Margaret Atwood
In Thrall to the Casually Colloquial Tone
Let us provocatively generalise from the particular and suggest that Margaret Atwood is not always an especially curious writer; that in stories like Bluebeard’s Egg (1986) and the essays Negotiating with the Dead (2002), and on occasion in the earlier, often superb, short story collection, Dancing Girls, she asserts a position rather than suggests one. Yet even if someone might agree with our claims, why should a writer convey curiosity in their work, and is this just not one of many modes of expression available? To help locate what we mean by curiosity here we can offer as examples writers who very clearly seem to possess it, including Doris Lessing, J. M. Coetzee and Bernard Malamud, and in a very different way Borges and Kundera.

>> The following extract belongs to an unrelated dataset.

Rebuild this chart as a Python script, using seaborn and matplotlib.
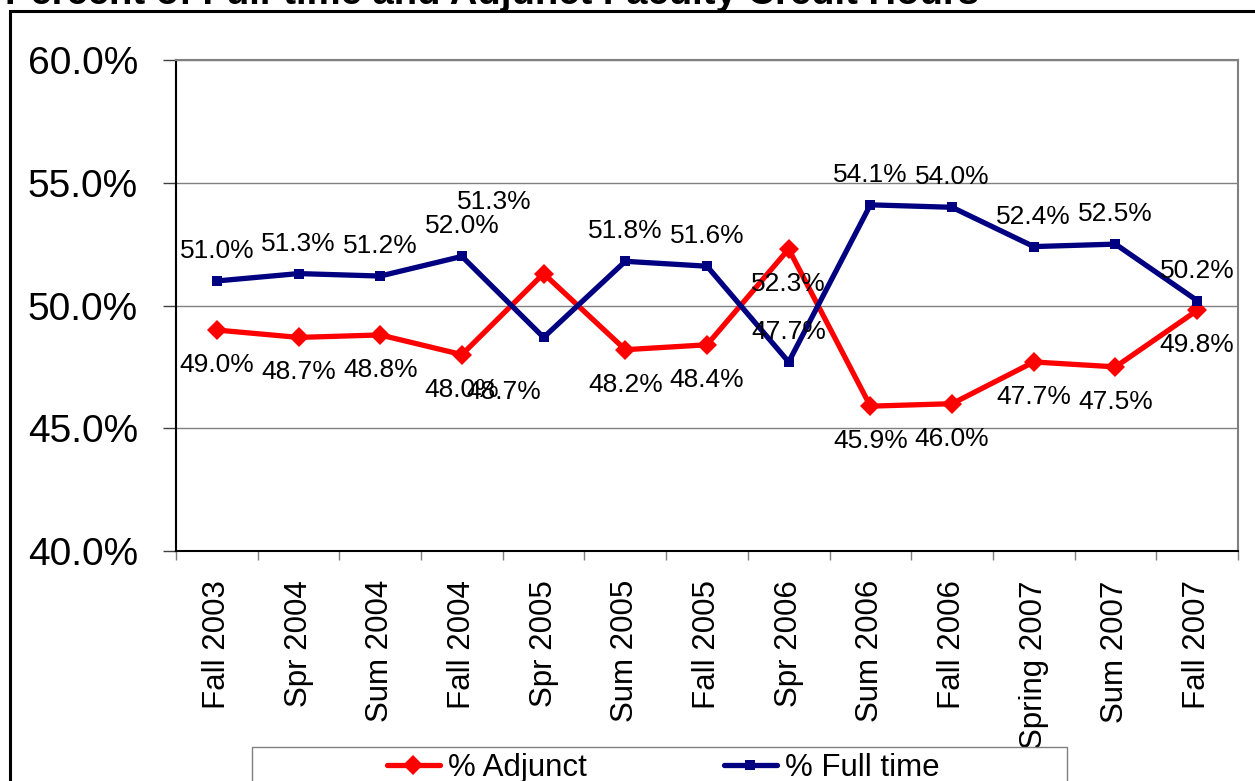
# Percent of full-time vs adjunct faculty credit hours, by term.

import numpy as np
import pandas as pd
import seaborn as sns
import matplotlib.pyplot as plt
from matplotlib.lines import Line2D
from matplotlib.patches import Rectangle

# data
terms = ["Fall 2003", "Spr 2004", "Sum 2004", "Fall 2004", "Spr 2005",
         "Sum 2005", "Fall 2005", "Spr 2006", "Sum 2006", "Fall 2006",
         "Spring 2007", "Sum 2007", "Fall 2007"]
adjunct = [49.0, 48.7, 48.8, 48.0, 51.3, 48.2, 48.4, 52.3, 45.9, 46.0, 47.7, 47.5, 49.8]
full_time = [51.0, 51.3, 51.2, 52.0, 48.7, 51.8, 51.6, 47.7, 54.1, 54.0, 52.4, 52.5, 50.2]
series_names = ["% Adjunct", "% Full time"]
yticks = [40, 45, 50, 55, 60]

colors = {"% Adjunct": "#FF0000", "% Full time": "#000080"}
markers = {"% Adjunct": "D", "% Full time": "s"}

df = pd.DataFrame({
    "pos": list(range(len(terms))) * 2,
    "pct": adjunct + full_time,
    "series": [series_names[0]] * len(terms) + [series_names[1]] * len(terms),
})

sns.set_theme(style="white")
plt.rcParams["font.family"] = ["Liberation Sans", "DejaVu Sans"]
plt.rcParams["text.color"] = "black"

fig = plt.figure(figsize=(12.55, 7.81), dpi=100)
W, H = 1255, 781
ax = fig.add_axes([176 / W, 1 - 551 / H, (1238 - 176) / W, (551 - 60) / H])

sns.lineplot(data=df, x="pos", y="pct", hue="series", style="series",
             palette=colors, markers=markers, dashes=False, linewidth=3.8,
             markersize=10, markeredgewidth=0, legend=False, ax=ax)
# squares are a bit smaller than diamonds
for ln in ax.lines:
    if ln.get_marker() == "s":
        ln.set_markersize(7.5)

ax.set_xlim(-0.5, len(terms) - 0.5)
ax.set_ylim(40, 60)
ax.set_xlabel("")
ax.set_ylabel("")

# y axis
ax.set_yticks(yticks)
ax.set_yticklabels([f"{v:.1f}%" for v in yticks], fontsize=28)
ax.tick_params(axis="y", direction="out", length=9.5, width=1, color="#404040",
               pad=18, left=True, labelcolor="black")
ax.yaxis.grid(True, color="#808080", linewidth=1)
ax.set_axisbelow(True)

# x axis: labels at centers, ticks at boundaries
ax.set_xticks(range(len(terms)))
ax.set_xticklabels(terms, rotation=90, fontsize=22.5)
ax.set_xticks(np.arange(-0.5, len(terms), 1), minor=True)
ax.tick_params(axis="x", which="major", length=0, pad=21, labelcolor="black")
ax.tick_params(axis="x", which="minor", direction="out", length=6.5, width=1,
               color="#808080", bottom=True)

for side in ["left", "bottom"]:
    ax.spines[side].set_color("black")
    ax.spines[side].set_linewidth(1.5)
for side in ["top", "right"]:
    ax.spines[side].set_color("#808080")
    ax.spines[side].set_linewidth(1.5)

# data labels: full time above, adjunct below, two nudged by hand (in px)
nudge_adj = {4: (-49, -72)}
nudge_ft = {4: (-40, 55)}
for i, (a, f) in enumerate(zip(adjunct, full_time)):
    dx, dy = nudge_adj.get(i, (0, 35))
    ax.annotate(f"{a:.1f}%", (i, a), xytext=(dx * 0.72, -dy * 0.72),
                textcoords="offset points", ha="center", va="center",
                fontsize=19, color="black", annotation_clip=False)
    dx, dy = nudge_ft.get(i, (0, -30))
    ax.annotate(f"{f:.1f}%", (i, f), xytext=(dx * 0.72, -dy * 0.72),
                textcoords="offset points", ha="center", va="center",
                fontsize=19, color="black", annotation_clip=False)

# outer frame and (clipped) title
fig.patches.append(Rectangle((10 / W, -0.1), 2, 1.1 - 11 / H, transform=fig.transFigure,
                             fill=False, edgecolor="black", linewidth=2.2))
fig.text(5 / W, 1 - 4 / H, "Percent of Full-time and Adjunct Faculty Credit Hours",
         fontsize=27.5, fontweight="bold", ha="left", va="baseline", color="black")

# legend box at the bottom
fig.patches.append(Rectangle((252 / W, -0.1), (1067 - 252) / W, 0.1 + 1 - 747 / H,
                             transform=fig.transFigure, facecolor="white",
                             edgecolor="#808080", linewidth=1, zorder=4))
handles = [Line2D([], [], color=colors[s], marker=markers[s], linewidth=3.8,
                  markersize=10 if markers[s] == "D" else 7.5, markeredgewidth=0)
           for s in series_names]
fig.legend(handles, series_names, loc="center", bbox_to_anchor=(663 / W, 1 - 768 / H),
           ncol=2, frameon=False, fontsize=22.5, handlelength=1.7, handletextpad=0.25,
           columnspacing=4.4)

fig.savefig("out.png", dpi=100)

In the first three examples the emphasis is ethical; in the latter pairing more metaphysical and epistemological. But they are all enquiring writers who often work out of a conundrum that leads to further entanglements. In Coetzee, it might be central character David Lurie’s belief inDisgrace that his pleasures shouldn’t be hampered; better the healthy beast than the neutered creature. In Borges, it might rest on wondering where exactly the I exists for a writer who both walks along the street and also has an abstract called ‘Borges’ who we are reading in his absence, and now after his death.